Help with a join query please


Im wondering if its possible to do what I want to do all in one query - Im guessing it is because i dont think its that complicated but its too complicated for me to figure out anytime soon.

I’ve got two tables, equipment and services:
Each equipment may have several services, and these services might be past services or upcoming services. There is a column in the services table upcoming which if set to 1 tells you that it is an upcoming service and if 0 a past service.

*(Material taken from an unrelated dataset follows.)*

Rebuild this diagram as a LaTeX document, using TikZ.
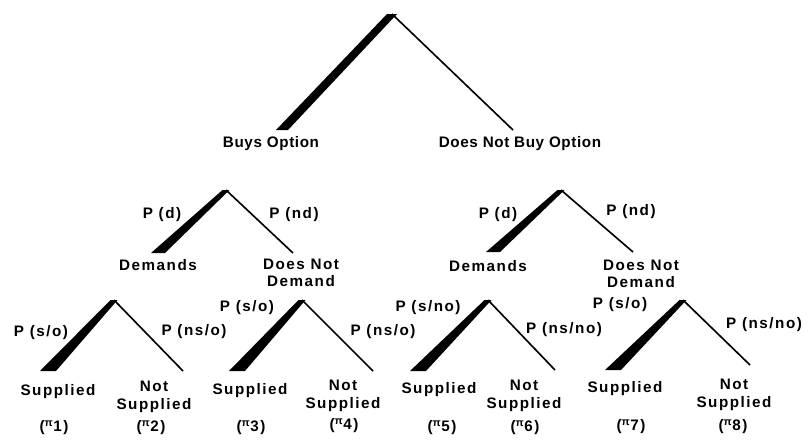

I want to select all from equipment, and along with each row select the date of last service and the date of the next upcoming service.

table `equipment`
`equipmentid`, `name`, `otherdetails`

table `services`
`serviceid`, `equipmentid`, `date`, `service_description`,`upcoming`

Bear in mind though that a certain equipment may not have any past services or it may not have any upcoming services.


SELECT equipmentid
     , name
     , otherdetails
     , ( SELECT MIN(date) 
           FROM services
          WHERE equipmentid = equipment.equipmentid
            AND upcoming = 1 ) AS next_service_date
     , ( SELECT MAX(date) 
           FROM services
          WHERE equipmentid = equipment.equipmentid
            AND upcoming = 0 ) AS prev_service_date
  FROM equipment

Thanks so much, works perfectly!!

Randy, I have a question after seeing your response. I’ve read that inner selects are more intensive than normal queries. I also see from your posts that it isn’t something you usually do. When do you decide when and when you should not use them?

randy? no, i’m not, not at the moment… :smiley: :smiley: :smiley:

ok, i gotta go lie down from laughing so hard…

LOL, meant to say Rudy, not even sure why I said Randy, my apologies.

scuze me, i just want to clarify, i was not laughing at you, but at my joke about being randy

inner selects are more intensive? actually, no they aren’t

are you talking about the “comma style” join like SELECT … FROM x , y WHERE …

Maybe nested selects are the better phrase…maybe, lol. Is there a general rule of when and when they shouldn’t be used?

ah, you mean subqueries :slight_smile:

they can be efficient, and also not

first thing would be to understand the difference between correlated and non-correlated subqueries

as a general rule, correlated subqueries can be stinkers


Okay, I’ll look into those two types, thank you…Rudy!